DIRECTION → From the listing below, output the lines between the one with "Generate a web" and the one with "const yTickVals = [-10, -5, 0, 5, 10];", including those two, and nothing else. Pictures are not copied.

Begin SUPPLIED DATA

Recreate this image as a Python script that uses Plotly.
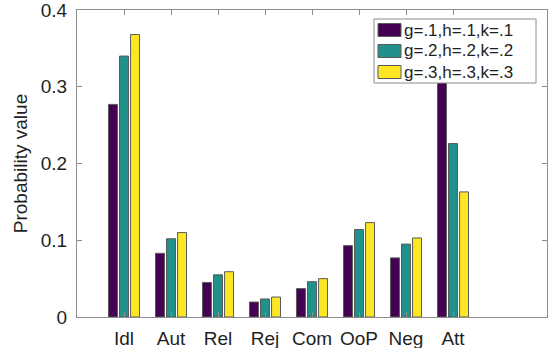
import plotly.graph_objects as go

# Categories and probability values for each parameter setting
categories = ["Idl", "Aut", "Rel", "Rej", "Com", "OoP", "Neg", "Att"]
positions = [1, 2, 3, 4, 5, 6, 7, 8]
series_names = ["g=.1,h=.1,k=.1", "g=.2,h=.2,k=.2", "g=.3,h=.3,k=.3"]
vals_1 = [0.277, 0.083, 0.045, 0.0195, 0.037, 0.093, 0.077, 0.34]
vals_2 = [0.340, 0.102, 0.055, 0.0235, 0.046, 0.114, 0.095, 0.226]
vals_3 = [0.368, 0.110, 0.059, 0.026, 0.050, 0.123, 0.103, 0.163]
y_ticks = [0, 0.1, 0.2, 0.3, 0.4]
y_ticktext = ["0", "0.1", "0.2", "0.3", "0.4"]

colors = ["#440154", "#21918c", "#fde725"]
edge = "#5a5a5a"
frame = "#8c8c8c"
text_col = "#1f1f1f"
font_family = "Liberation Sans, Arial, Helvetica, sans-serif"

W, H = 550, 348
ML, MR, MT, MB = 77, 3, 10, 31
PW, PH = W - ML - MR, H - MT - MB

fig = go.Figure()
for name, vals, col in zip(series_names, [vals_1, vals_2, vals_3], colors):
    fig.add_trace(go.Bar(
        x=positions, y=vals, name=name, showlegend=False,
        marker=dict(color=col, line=dict(color=edge, width=1)),
    ))

axis_style = dict(
    showline=True, linecolor=frame, linewidth=1, mirror="ticks",
    ticks="inside", ticklen=5, tickcolor=frame, showgrid=False,
    zeroline=False, automargin=False, ticklabeloverflow="allow",
    tickfont=dict(size=19, color=text_col, family=font_family),
)

fig.update_layout(
    width=W, height=H,
    margin=dict(l=ML, r=MR, t=MT, b=MB),
    paper_bgcolor="white", plot_bgcolor="white",
    barmode="group", bargap=0.295, bargroupgap=0.19,
    font=dict(family=font_family, color=text_col),
    xaxis=dict(range=[0, 10], tickvals=positions, ticktext=categories,
               ticklabelstandoff=4, **axis_style),
    yaxis=dict(range=[0, 0.4], tickvals=y_ticks, ticktext=y_ticktext,
               ticklabelstandoff=5,
               title=dict(text="Probability value", font=dict(size=19), standoff=8),
               **axis_style),
    showlegend=False,
)

# Boxed legend drawn in pixel units relative to the plot area
def px_x(px):
    return (px - ML) / PW

def px_y(py):
    return (H - MB - py) / PH

box = (374, 19, 536, 83)
fig.add_shape(type="rect", xref="paper", yref="paper", layer="above",
              x0=px_x(box[0]), x1=px_x(box[2]), y0=px_y(box[3]), y1=px_y(box[1]),
              fillcolor="white", line=dict(color=frame, width=1))
row_centers = [30, 51, 72]
for name, col, cy in zip(series_names, colors, row_centers):
    fig.add_shape(type="rect", xref="paper", yref="paper", layer="above",
                  x0=px_x(378), x1=px_x(401), y0=px_y(cy + 6.5), y1=px_y(cy - 6.5),
                  fillcolor=col, line=dict(color=edge, width=1))
    fig.add_annotation(text=name, xref="paper", yref="paper",
                       x=px_x(402), y=px_y(cy), xanchor="left", yanchor="middle",
                       showarrow=False, font=dict(size=17, color=text_col))

fig.write_html("out.html")
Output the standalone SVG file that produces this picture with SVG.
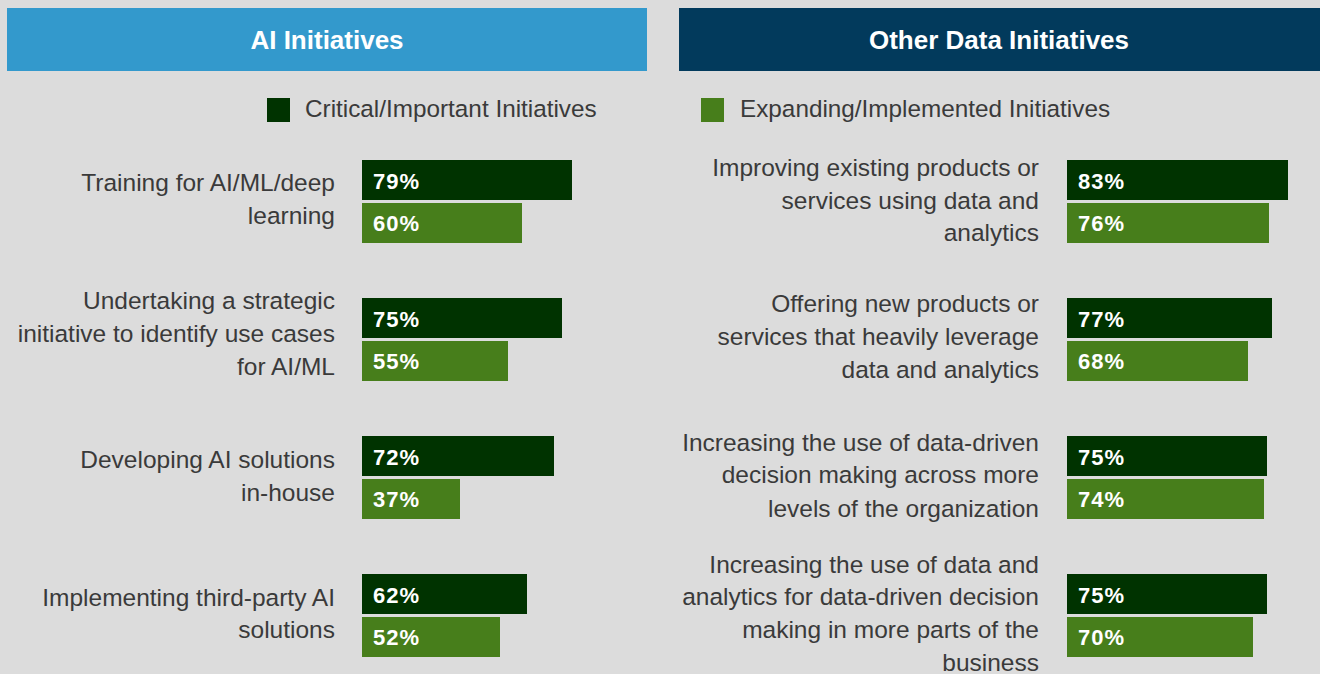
<svg xmlns="http://www.w3.org/2000/svg" width="1320" height="674" viewBox="0 0 1320 674">
<style>
.bg{fill:#DCDCDC}
.hdr{font-family:"Liberation Sans",Arial,sans-serif;font-size:26px;font-weight:bold;fill:#FFFFFF;text-anchor:middle}
.leg{font-family:"Liberation Sans",Arial,sans-serif;font-size:24.3px;fill:#3A3A3A}
.lbl{font-family:"Liberation Sans",Arial,sans-serif;font-size:24.5px;fill:#3A3A3A;text-anchor:end}
.val{font-family:"Liberation Sans",Arial,sans-serif;font-size:22px;font-weight:bold;fill:#FFFFFF;letter-spacing:1px}
.dk{fill:#003300}
.gr{fill:#477E1B}
</style>
<rect class="bg" x="0" y="0" width="1320" height="674"/>
<g id="header-ai">
<rect x="7" y="8" width="640" height="63" fill="#3399CC"/>
<text class="hdr" x="327" y="49">AI Initiatives</text>
</g>
<g id="header-other">
<rect x="679" y="8" width="641" height="63" fill="#023A5C"/>
<text class="hdr" x="999" y="49">Other Data Initiatives</text>
</g>
<g id="legend-critical">
<rect class="dk" x="267" y="98" width="23" height="24"/>
<text class="leg" x="305" y="117">Critical/Important Initiatives</text>
</g>
<g id="legend-expanding">
<rect class="gr" x="701" y="98" width="23" height="24"/>
<text class="leg" x="740" y="117">Expanding/Implemented Initiatives</text>
</g>
<g id="ai-1">
<text class="lbl" x="335" y="191">Training for AI/ML/deep</text>
<text class="lbl" x="335" y="224">learning</text>
<rect class="dk" x="362" y="160" width="210" height="40"/>
<rect class="gr" x="362" y="203" width="160" height="40"/>
<text class="val" x="373" y="189">79%</text>
<text class="val" x="373" y="231">60%</text>
</g>
<g id="ai-2">
<text class="lbl" x="335" y="309">Undertaking a strategic</text>
<text class="lbl" x="335" y="342">initiative to identify use cases</text>
<text class="lbl" x="335" y="375">for AI/ML</text>
<rect class="dk" x="362" y="298" width="200" height="40"/>
<rect class="gr" x="362" y="341" width="146" height="40"/>
<text class="val" x="373" y="327">75%</text>
<text class="val" x="373" y="369">55%</text>
</g>
<g id="ai-3">
<text class="lbl" x="335" y="468">Developing AI solutions</text>
<text class="lbl" x="335" y="501">in-house</text>
<rect class="dk" x="362" y="436" width="192" height="40"/>
<rect class="gr" x="362" y="479" width="98" height="40"/>
<text class="val" x="373" y="465">72%</text>
<text class="val" x="373" y="507">37%</text>
</g>
<g id="ai-4">
<text class="lbl" x="335" y="606">Implementing third-party AI</text>
<text class="lbl" x="335" y="638">solutions</text>
<rect class="dk" x="362" y="574" width="165" height="40"/>
<rect class="gr" x="362" y="617" width="138" height="40"/>
<text class="val" x="373" y="603">62%</text>
<text class="val" x="373" y="645">52%</text>
</g>
<g id="other-1">
<text class="lbl" x="1039" y="176">Improving existing products or</text>
<text class="lbl" x="1039" y="209">services using data and</text>
<text class="lbl" x="1039" y="241">analytics</text>
<rect class="dk" x="1067" y="160" width="221" height="40"/>
<rect class="gr" x="1067" y="203" width="202" height="40"/>
<text class="val" x="1078" y="189">83%</text>
<text class="val" x="1078" y="231">76%</text>
</g>
<g id="other-2">
<text class="lbl" x="1039" y="312">Offering new products or</text>
<text class="lbl" x="1039" y="345">services that heavily leverage</text>
<text class="lbl" x="1039" y="378">data and analytics</text>
<rect class="dk" x="1067" y="298" width="205" height="40"/>
<rect class="gr" x="1067" y="341" width="181" height="40"/>
<text class="val" x="1078" y="327">77%</text>
<text class="val" x="1078" y="369">68%</text>
</g>
<g id="other-3">
<text class="lbl" x="1039" y="451">Increasing the use of data-driven</text>
<text class="lbl" x="1039" y="483">decision making across more</text>
<text class="lbl" x="1039" y="517">levels of the organization</text>
<rect class="dk" x="1067" y="436" width="200" height="40"/>
<rect class="gr" x="1067" y="479" width="197" height="40"/>
<text class="val" x="1078" y="465">75%</text>
<text class="val" x="1078" y="507">74%</text>
</g>
<g id="other-4">
<text class="lbl" x="1039" y="573">Increasing the use of data and</text>
<text class="lbl" x="1039" y="605">analytics for data-driven decision</text>
<text class="lbl" x="1039" y="638">making in more parts of the</text>
<text class="lbl" x="1039" y="671">business</text>
<rect class="dk" x="1067" y="574" width="200" height="40"/>
<rect class="gr" x="1067" y="617" width="186" height="40"/>
<text class="val" x="1078" y="603">75%</text>
<text class="val" x="1078" y="645">70%</text>
</g>
<g id="connectors"/>
</svg>
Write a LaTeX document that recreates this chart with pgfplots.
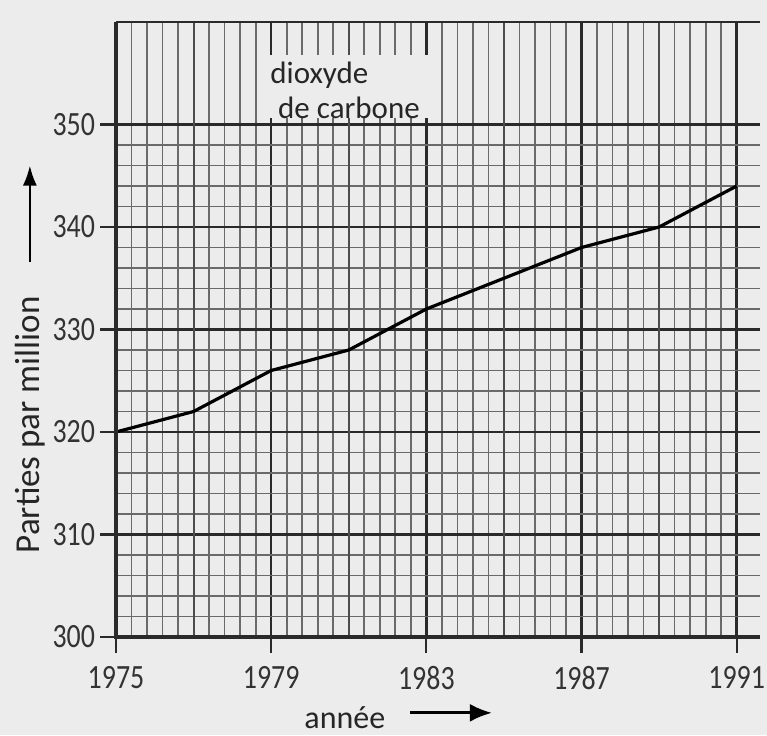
\documentclass[border=0pt]{standalone}
\usepackage{pgfplots}
\pgfplotsset{compat=1.18}
\usepackage{fontspec}
\setmainfont{Carlito}
\newfontfamily\tickfont[FakeStretch=0.82]{Carlito}
\usetikzlibrary{arrows.meta}
\definecolor{bg}{HTML}{ECECEC}
\definecolor{minorg}{HTML}{6A6A6A}
\definecolor{majorg}{HTML}{2A2A2A}
\begin{document}
\begin{tikzpicture}
\fill[bg] (-58pt,-49pt) rectangle (325.5pt,318.5pt);
\useasboundingbox (-58pt,-49pt) rectangle (325.5pt,318.5pt);
\begin{axis}[
  scale only axis,
  width=322pt, height=307.5pt,
  xmin=1975, xmax=1991.6,
  ymin=300, ymax=360,
  axis line style={draw=none},
  xtick={1975,1979,1983,1987,1991},
  ytick={300,310,320,330,340,350},
  minor x tick num=9,
  minor y tick num=4,
  minor tick length=0pt,
  major tick length=8pt,
  tick align=outside,
  tick style={majorg, line width=1.1pt},
  xtick pos=bottom, ytick pos=left,
  grid=both,
  minor grid style={minorg, line width=0.85pt},
  major grid style={majorg, line width=1.25pt},
  extra x ticks={1977,1981,1985,1989},
  extra x tick labels={},
  extra x tick style={major tick length=0pt, major grid style={draw=black!70, line width=1.0pt}},
  /pgf/number format/assume math mode=true,
  /pgf/number format/1000 sep={},
  tick label style={font=\tickfont\fontsize{17}{19}\selectfont, text=black!80},
  yticklabel style={xshift=1pt},
  xticklabel style={yshift=-3pt},
  clip=false,
]
\addplot[black, line width=1.6pt, line join=round] coordinates {
  (1975,320) (1977,322) (1979,326) (1981,328) (1983,332) (1985,335) (1987,338) (1989,340) (1991,344)
};
% frame
\draw[majorg, line width=1.6pt] (rel axis cs:0,1) -- (rel axis cs:0,0) -- (rel axis cs:1,0);
\draw[majorg, line width=1.4pt] (rel axis cs:0,1) -- (rel axis cs:1,1);
% label box
\fill[bg] (axis cs:1978.63,350.6) rectangle (axis cs:1983.09,356.8);
\node[anchor=west, inner sep=0pt, font=\fontsize{15.5}{17}\selectfont, text=black!85] at (axis cs:1978.97,354.8) {dioxyde};
\node[anchor=west, inner sep=0pt, font=\fontsize{15.5}{17}\selectfont, text=black!85] at (axis cs:1979.17,351.6) {de carbone};
% axis labels
\node[font=\fontsize{16}{18}\selectfont, text=black!85] at (axis cs:1980.9,292.1) {année};
\draw[black, line width=1.4pt, -{Latex[length=11pt,width=9pt]}] (axis cs:1982.58,292.6) -- (axis cs:1984.69,292.6);
\node[rotate=90, font=\fontsize{17.5}{19}\selectfont, text=black!85] at (axis cs:1972.78,320.7) {Parties par million};
\draw[black, line width=1.2pt, -{Latex[length=10pt,width=7pt]}] (axis cs:1972.78,336.6) -- (axis cs:1972.78,346.0);
\end{axis}
\end{tikzpicture}
\end{document}
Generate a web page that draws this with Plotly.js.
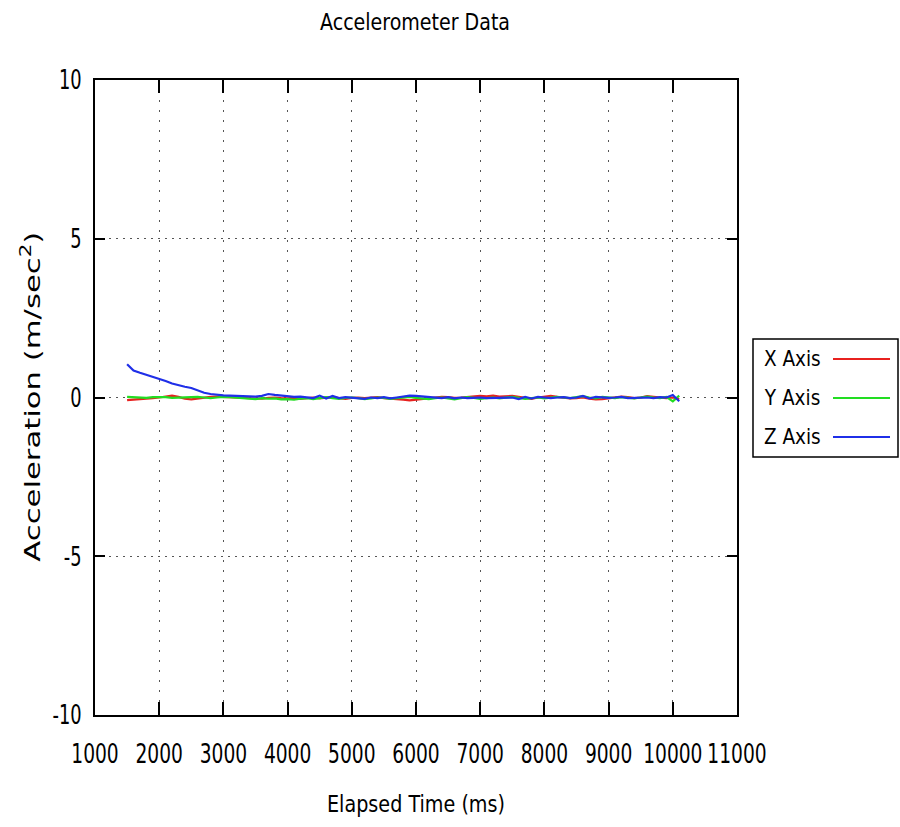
<!DOCTYPE html>
<html>
<head>
<meta charset="utf-8">
<script src="https://cdn.plot.ly/plotly-3.0.1.min.js"></script>
<style>
  html, body { margin: 0; padding: 0; background: #fff; }
  #chart { width: 900px; height: 827px; }
</style>
</head>
<body>
<div id="chart"></div>
<script>
// ---- data ----
const chartTitle = "Accelerometer Data";
const xTitle = "Elapsed Time (ms)";
const yTitle = "Acceleration (m/sec<sup>2</sup>)";
const seriesNames = ["X Axis", "Y Axis", "Z Axis"];
const seriesColors = ["#e8211f", "#22dd22", "#1f2fe8"];
const xTickVals = [1000, 2000, 3000, 4000, 5000, 6000, 7000, 8000, 9000, 10000, 11000];
const yTickVals = [-10, -5, 0, 5, 10];

const timeMs = [
  1500, 1600, 1700, 1800, 1900, 2000, 2100, 2200, 2300, 2400,
  2500, 2600, 2700, 2800, 2900, 3000, 3100, 3200, 3300, 3400,
  3500, 3600, 3700, 3800, 3900, 4000, 4100, 4200, 4300, 4400,
  4500, 4600, 4700, 4800, 4900, 5000, 5100, 5200, 5300, 5400,
  5500, 5600, 5700, 5800, 5900, 6000, 6100, 6200, 6300, 6400,
  6500, 6600, 6700, 6800, 6900, 7000, 7100, 7200, 7300, 7400,
  7500, 7600, 7700, 7800, 7900, 8000, 8100, 8200, 8300, 8400,
  8500, 8600, 8700, 8800, 8900, 9000, 9100, 9200, 9300, 9400,
  9500, 9600, 9700, 9800, 9900, 10000, 10100
];

const accelX = [
  -0.08, -0.07, -0.05, -0.03, -0.02, 0.00, 0.03, 0.06, 0.02, -0.04,
  -0.06, -0.03, 0.00, 0.02, 0.03, 0.02, 0.01, 0.00, -0.02, -0.03,
  -0.02, -0.04, -0.01, 0.00, -0.02, -0.03, -0.01, -0.04, -0.02, 0.00,
  -0.03, -0.01, 0.02, -0.02, -0.04, -0.01, 0.00, -0.02, -0.01, 0.01,
  -0.02, -0.03, -0.05, -0.07, -0.09, -0.07, -0.04, -0.02, 0.00, 0.02,
  0.01, -0.01, 0.00, 0.02, 0.04, 0.05, 0.04, 0.06, 0.03, 0.04,
  0.05, 0.02, -0.01, -0.04, 0.00, 0.03, 0.05, 0.02, -0.01, -0.03,
  -0.02, 0.00, -0.04, -0.06, -0.05, -0.02, 0.00, 0.03, 0.01, -0.02,
  0.00, 0.04, 0.02, 0.00, -0.02, 0.00, -0.05
];

const accelY = [
  0.02, 0.01, 0.00, -0.01, 0.01, 0.02, 0.01, -0.01, 0.00, 0.02,
  0.03, 0.02, 0.00, -0.02, 0.00, 0.02, 0.01, 0.00, -0.01, -0.03,
  -0.05, -0.02, -0.04, -0.03, -0.06, -0.05, -0.07, -0.04, -0.02, -0.05,
  -0.03, 0.01, -0.02, -0.04, -0.01, 0.00, -0.02, -0.05, -0.03, 0.00,
  -0.01, -0.04, -0.02, 0.00, 0.02, -0.01, -0.03, -0.05, -0.02, 0.00,
  -0.03, -0.06, -0.02, 0.01, -0.01, -0.04, -0.02, 0.00, -0.03, -0.01,
  0.02, -0.01, -0.04, -0.02, 0.00, -0.03, -0.01, 0.02, 0.00, -0.02,
  0.01, 0.04, 0.00, -0.03, 0.02, 0.00, -0.02, 0.01, 0.00, -0.03,
  0.00, 0.03, 0.00, -0.02, 0.02, -0.12, 0.06
];

const accelZ = [
  1.05, 0.85, 0.78, 0.72, 0.66, 0.60, 0.52, 0.44, 0.38, 0.34,
  0.30, 0.22, 0.15, 0.11, 0.08, 0.07, 0.06, 0.05, 0.05, 0.04,
  0.03, 0.05, 0.11, 0.08, 0.06, 0.04, 0.02, 0.03, 0.00, -0.02,
  0.06, -0.03, 0.05, -0.02, 0.01, 0.00, -0.01, -0.04, 0.00, -0.02,
  0.01, -0.03, 0.00, 0.02, 0.06, 0.05, 0.03, 0.02, 0.00, -0.02,
  0.01, -0.03, 0.00, -0.02, -0.01, 0.00, -0.02, -0.01, 0.00, 0.01,
  0.00, -0.05, 0.02, -0.03, 0.02, 0.00, -0.02, 0.00, 0.01, -0.02,
  0.00, 0.05, -0.03, 0.02, 0.00, -0.01, 0.00, 0.02, -0.02, -0.01,
  0.01, 0.00, -0.02, 0.01, 0.00, 0.08, -0.12
];

const seriesValues = [accelX, accelY, accelZ];

// ---- layout helpers ----
const W = 900, H = 827;
const M = { l: 95, r: 163, t: 80, b: 112 };
const plotW = W - M.l - M.r, plotH = H - M.t - M.b;
const px2paperX = px => (px - M.l) / plotW;
const px2paperY = py => (H - M.b - py) / plotH;

const baseFont = "DejaVu Sans, sans-serif";

const traces = seriesNames.map((name, i) => ({
  type: "scatter",
  mode: "lines",
  name: name,
  x: timeMs,
  y: seriesValues[i],
  line: { color: seriesColors[i], width: 2.2 },
  showlegend: false
}));

// custom legend (text left, line sample right, boxed)
const legendRowsPx = [359, 398, 437];
const annotations = seriesNames.map((name, i) => ({
  xref: "paper", yref: "paper",
  x: px2paperX(792), y: px2paperY(legendRowsPx[i]),
  xanchor: "center", yanchor: "middle",
  text: name, showarrow: false,
  font: { family: baseFont, size: 21, color: "#000" }
}));
// y-axis title as rotated annotation (index 3)
annotations.push({
  xref: "paper", yref: "paper",
  x: px2paperX(31), y: px2paperY(397),
  xanchor: "center", yanchor: "middle",
  textangle: -90,
  text: yTitle, showarrow: false,
  font: { family: baseFont, size: 22, color: "#000" }
});

const shapes = seriesNames.map((name, i) => ({
  type: "line", xref: "paper", yref: "paper",
  x0: px2paperX(833), x1: px2paperX(890),
  y0: px2paperY(legendRowsPx[i]), y1: px2paperY(legendRowsPx[i]),
  line: { color: seriesColors[i], width: 2 }
}));
shapes.push({
  type: "rect", xref: "paper", yref: "paper",
  x0: px2paperX(753), x1: px2paperX(898),
  y0: px2paperY(457), y1: px2paperY(339),
  line: { color: "#000", width: 1.5 }
});

const layout = {
  width: W, height: H,
  margin: M,
  paper_bgcolor: "#fff",
  plot_bgcolor: "#fff",
  showlegend: false,
  title: {
    text: chartTitle,
    font: { family: baseFont, size: 23, color: "#000" },
    x: 415 / W, xanchor: "center",
    y: 1 - 22 / H, yanchor: "middle",
    yref: "container", xref: "container"
  },
  xaxis: {
    range: [1000, 11000],
    tickvals: xTickVals,
    ticktext: xTickVals.map(String),
    tickangle: 0,
    ticks: "inside", ticklen: 13, tickwidth: 2, tickcolor: "#000",
    showline: true, linecolor: "#000", linewidth: 2, mirror: "ticks",
    showgrid: true, gridcolor: "#555", gridwidth: 1, griddash: "2px,8px",
    zeroline: false,
    tickfont: { family: baseFont, size: 27, color: "#000" },
    ticklabelstandoff: 14,
    automargin: false,
    title: {
      text: xTitle,
      font: { family: baseFont, size: 23, color: "#000" },
      standoff: 27
    }
  },
  yaxis: {
    range: [-10, 10],
    tickvals: yTickVals,
    ticktext: yTickVals.map(String),
    ticks: "inside", ticklen: 10, tickwidth: 2, tickcolor: "#000",
    showline: true, linecolor: "#000", linewidth: 2, mirror: "ticks",
    showgrid: true, gridcolor: "#555", gridwidth: 1, griddash: "2px,5px",
    zeroline: false,
    tickfont: { family: baseFont, size: 27, color: "#000" },
    ticklabelstandoff: 6,
    automargin: false
  },
  annotations: annotations,
  shapes: shapes
};

// squeeze horizontal texts (reference glyphs are narrow) and stretch the vertical title
function fitText(el, factor, absLen) {
  const w = el.getComputedTextLength();
  if (!w) return;
  el.setAttribute("textLength", absLen ? absLen : w * factor);
  el.setAttribute("lengthAdjust", "spacingAndGlyphs");
}

Plotly.newPlot("chart", traces, layout, { displayModeBar: false, staticPlot: true }).then(() => {
  const root = document.getElementById("chart");
  root.querySelectorAll(".xtick text").forEach(t => fitText(t, 0.69));
  root.querySelectorAll(".ytick text").forEach(t => fitText(t, 0.66));
  root.querySelectorAll(".gtitle").forEach(t => fitText(t, 0, 190));
  root.querySelectorAll(".g-xtitle text").forEach(t => fitText(t, 0, 178));
  root.querySelectorAll(".annotation").forEach(g => {
    const idx = Number(g.getAttribute("data-index"));
    const t = g.querySelector(".annotation-text");
    if (!t) return;
    if (idx === 3) fitText(t, 0, 330);
    else fitText(t, 0.88);
  });
});
</script>
</body>
</html>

End SUPPLIED DATA

THE REPLY →
Generate a web page that draws this with Plotly.js.
<!DOCTYPE html>
<html>
<head>
<meta charset="utf-8">
<script src="https://cdn.plot.ly/plotly-3.0.1.min.js"></script>
<style>
  html, body { margin: 0; padding: 0; background: #fff; }
  #chart { width: 900px; height: 827px; }
</style>
</head>
<body>
<div id="chart"></div>
<script>
// ---- data ----
const chartTitle = "Accelerometer Data";
const xTitle = "Elapsed Time (ms)";
const yTitle = "Acceleration (m/sec<sup>2</sup>)";
const seriesNames = ["X Axis", "Y Axis", "Z Axis"];
const seriesColors = ["#e8211f", "#22dd22", "#1f2fe8"];
const xTickVals = [1000, 2000, 3000, 4000, 5000, 6000, 7000, 8000, 9000, 10000, 11000];
const yTickVals = [-10, -5, 0, 5, 10];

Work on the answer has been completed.